## Given exercise
Provide an exact copy of the data, excluding the images.

....

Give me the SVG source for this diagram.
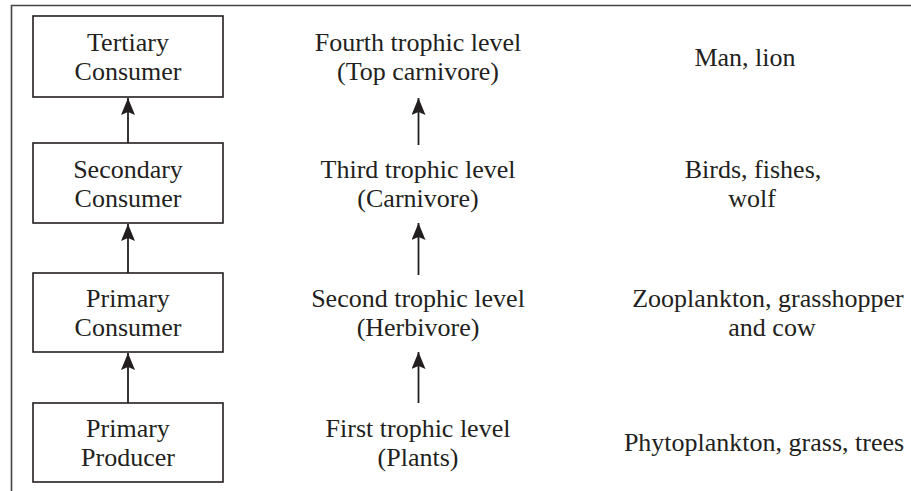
<svg xmlns="http://www.w3.org/2000/svg" width="911" height="491" viewBox="0 0 911 491">
<defs>
<style>
.t{font-family:"Liberation Serif","Times New Roman",serif;font-size:26px;fill:#231f20;text-anchor:middle}
.box{fill:#fff;stroke:#231f20;stroke-width:1.6}
.ln{stroke:#231f20;stroke-width:1.8;fill:none}
.frame{stroke:#444;stroke-width:1.6;fill:none}
</style>
<marker id="ah2" viewBox="0 0 17 14" refX="17" refY="7" markerWidth="17" markerHeight="14" markerUnits="userSpaceOnUse" orient="auto">
<path d="M0,0 L17,7 L0,14 L3,7 Z" fill="#231f20"/>
</marker>
</defs>
<polyline class="frame" points="11.5,491 11.5,5.5 911,5.5"/>
<g id="tertiary">
<rect class="box" x="33" y="16" width="190" height="81"/>
<text class="t" x="128" y="51">Tertiary</text>
<text class="t" x="128" y="80">Consumer</text>
</g>
<g id="secondary">
<rect class="box" x="33" y="143" width="190" height="80"/>
<text class="t" x="128" y="177.5">Secondary</text>
<text class="t" x="128" y="206.5">Consumer</text>
</g>
<g id="primary">
<rect class="box" x="33" y="273" width="190" height="79"/>
<text class="t" x="128" y="307">Primary</text>
<text class="t" x="128" y="336">Consumer</text>
</g>
<g id="producer">
<rect class="box" x="33" y="403" width="190" height="79"/>
<text class="t" x="128" y="437">Primary</text>
<text class="t" x="128" y="466">Producer</text>
</g>
<g id="level4">
<text class="t" x="418" y="51">Fourth trophic level</text>
<text class="t" x="418" y="80">(Top carnivore)</text>
</g>
<g id="level3">
<text class="t" x="418" y="177.5">Third trophic level</text>
<text class="t" x="418" y="206.5">(Carnivore)</text>
</g>
<g id="level2">
<text class="t" x="418" y="307">Second trophic level</text>
<text class="t" x="418" y="336">(Herbivore)</text>
</g>
<g id="level1">
<text class="t" x="418" y="437">First trophic level</text>
<text class="t" x="418" y="466">(Plants)</text>
</g>
<g id="ex4">
<text class="t" x="745" y="66">Man, lion</text>
</g>
<g id="ex3">
<text class="t" x="753" y="177.5">Birds, fishes,</text>
<text class="t" x="752" y="206.5">wolf</text>
</g>
<g id="ex2">
<text class="t" x="768" y="307">Zooplankton, grasshopper</text>
<text class="t" x="772" y="336">and cow</text>
</g>
<g id="ex1">
<text class="t" x="764" y="451">Phytoplankton, grass, trees</text>
</g>
<g id="connectors">
<line class="ln" x1="128" y1="143" x2="128" y2="98" marker-end="url(#ah2)"/>
<line class="ln" x1="128" y1="273" x2="128" y2="224" marker-end="url(#ah2)"/>
<line class="ln" x1="128" y1="403" x2="128" y2="353" marker-end="url(#ah2)"/>
<line class="ln" x1="418.5" y1="145" x2="418.5" y2="98" marker-end="url(#ah2)"/>
<line class="ln" x1="418.5" y1="275" x2="418.5" y2="223" marker-end="url(#ah2)"/>
<line class="ln" x1="418.5" y1="403" x2="418.5" y2="352" marker-end="url(#ah2)"/>
</g>
</svg>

....

## Written answer
Give me the SVG source for this diagram.
<svg xmlns="http://www.w3.org/2000/svg" width="911" height="491" viewBox="0 0 911 491">
<defs>
<style>
.t{font-family:"Liberation Serif","Times New Roman",serif;font-size:26px;fill:#231f20;text-anchor:middle}
.box{fill:#fff;stroke:#231f20;stroke-width:1.6}
.ln{stroke:#231f20;stroke-width:1.8;fill:none}
.frame{stroke:#444;stroke-width:1.6;fill:none}
</style>
<marker id="ah2" viewBox="0 0 17 14" refX="17" refY="7" markerWidth="17" markerHeight="14" markerUnits="userSpaceOnUse" orient="auto">
<path d="M0,0 L17,7 L0,14 L3,7 Z" fill="#231f20"/>
</marker>
</defs>
<polyline class="frame" points="11.5,491 11.5,5.5 911,5.5"/>
<g id="tertiary">
<rect class="box" x="33" y="16" width="190" height="81"/>
<text class="t" x="128" y="51">Tertiary</text>
<text class="t" x="128" y="80">Consumer</text>
</g>
<g id="secondary">
<rect class="box" x="33" y="143" width="190" height="80"/>
<text class="t" x="128" y="177.5">Secondary</text>
<text class="t" x="128" y="206.5">Consumer</text>
</g>
<g id="primary">
<rect class="box" x="33" y="273" width="190" height="79"/>
<text class="t" x="128" y="307">Primary</text>
<text class="t" x="128" y="336">Consumer</text>
</g>
<g id="producer">
<rect class="box" x="33" y="403" width="190" height="79"/>
<text class="t" x="128" y="437">Primary</text>
<text class="t" x="128" y="466">Producer</text>
</g>
<g id="level4">
<text class="t" x="418" y="51">Fourth trophic level</text>
<text class="t" x="418" y="80">(Top carnivore)</text>
</g>
<g id="level3">
<text class="t" x="418" y="177.5">Third trophic level</text>
<text class="t" x="418" y="206.5">(Carnivore)</text>
</g>
<g id="level2">
<text class="t" x="418" y="307">Second trophic level</text>
<text class="t" x="418" y="336">(Herbivore)</text>
</g>
<g id="level1">
<text class="t" x="418" y="437">First trophic level</text>
<text class="t" x="418" y="466">(Plants)</text>
</g>
<g id="ex4">
<text class="t" x="745" y="66">Man, lion</text>
</g>
<g id="ex3">
<text class="t" x="753" y="177.5">Birds, fishes,</text>
<text class="t" x="752" y="206.5">wolf</text>
</g>
<g id="ex2">
<text class="t" x="768" y="307">Zooplankton, grasshopper</text>
<text class="t" x="772" y="336">and cow</text>
</g>
<g id="ex1">
<text class="t" x="764" y="451">Phytoplankton, grass, trees</text>
</g>
<g id="connectors">
<line class="ln" x1="128" y1="143" x2="128" y2="98" marker-end="url(#ah2)"/>
<line class="ln" x1="128" y1="273" x2="128" y2="224" marker-end="url(#ah2)"/>
<line class="ln" x1="128" y1="403" x2="128" y2="353" marker-end="url(#ah2)"/>
<line class="ln" x1="418.5" y1="145" x2="418.5" y2="98" marker-end="url(#ah2)"/>
<line class="ln" x1="418.5" y1="275" x2="418.5" y2="223" marker-end="url(#ah2)"/>
<line class="ln" x1="418.5" y1="403" x2="418.5" y2="352" marker-end="url(#ah2)"/>
</g>
</svg>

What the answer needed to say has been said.